Te Papa uses Eggfruit in Making Histories
Known as EggFruit, the capsule is a mobile recording booth where anyone can share their thoughts and exchange opinions on the Covid-19 pandemic. Thomas Lahood/Barbarian Productions/Supplied.
Mandy Te, EggFruit: Mysteriously-shaped pod heads to Te Papa Museum, helps create conversation on Covid-19 pandemic, Stuff, 25 February 2021
People walking near Wellington’s waterfront and Te Papa will find a mysteriously-shaped capsule has landed on the museum’s forecourt.
This space for exchange and reflection comes at a time when New Zealanders have recently left high lockdown alert levels. Until midnight Monday, Auckland was at alert level 2 after three community cases plunged the region into a snap 72-hour lockdown.
EggFruit is part of Te Papa project, Making Histories: Communities and Covid-19, which aims to create long-term conversations on work, health, racism and inequality in Aotearoa during this time.
Emma Ng, public programmes specialist at the Museum of New Zealand Te Papa Tongarewa, said Eggfruit was an intriguing object.
“I think visitors will find it appealing and mysterious,” Ng said.
“It’s about sharing views, like putting a mosaic together into a big picture.”
Anyone could take part and there would be activities beforehand which would help people be ready for when they wanted to record their views.
Ng said the recordings were all anonymous which helped make people feel safe when talking about a serious topic, saying EggFruit as a whole, helped give the hard topic a soft edge.
“It’s a really inviting booth-like environment, and you have a lot of control and agency before you’re ready to share,” Ng said.
Working with Barbarian Productions – an independent theatre company that came up with EggFruit, Ng said the kaupapa of the object was a good fit with Te Papa’s project.
Barbarian Productions co-director Thomas LaHood said EggFruit was designed as a way to create conversation on national identity.

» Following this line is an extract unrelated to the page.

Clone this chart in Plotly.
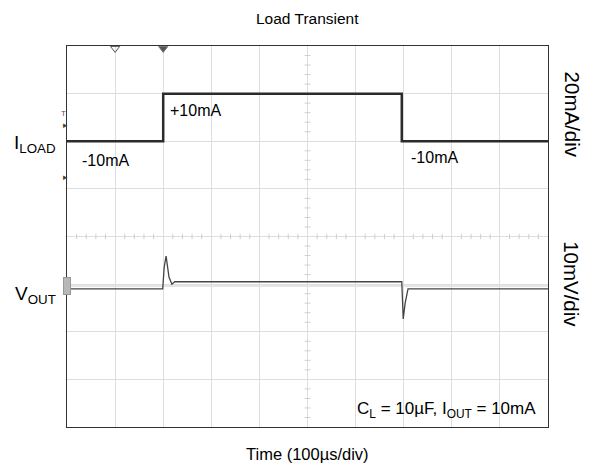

It was inspired by how small towns had giant objects such as the Ohakune Carrot, Taihape’s gumboot, and Tīrau’s sheep and sheepdog.
“We wanted it to be something people interacted it, and it was initially designed to represent a kiwifruit. Once it was built, we wanted to move away from calling it a giant kiwifruit – it’s partly an egg, partly a capsule, and has a feel of a kiwifruit.
“Mash it together with the idea of an egg, and you get EggFruit.”
He described EggFruit as a social and creative technology as well as an investigation into people’s thoughts and how public consultation can take place.
Last weekend, EggFruit popped up near TSB Arena and people were asked if they saw themselves as part of the team of five million.
“It’s an intimate and private space where people have space of reflection.”
There were great conversations to have around Covid-19, he said.
EggFruit is open to the public from February 25 to February 28 at Te Papa forecourt.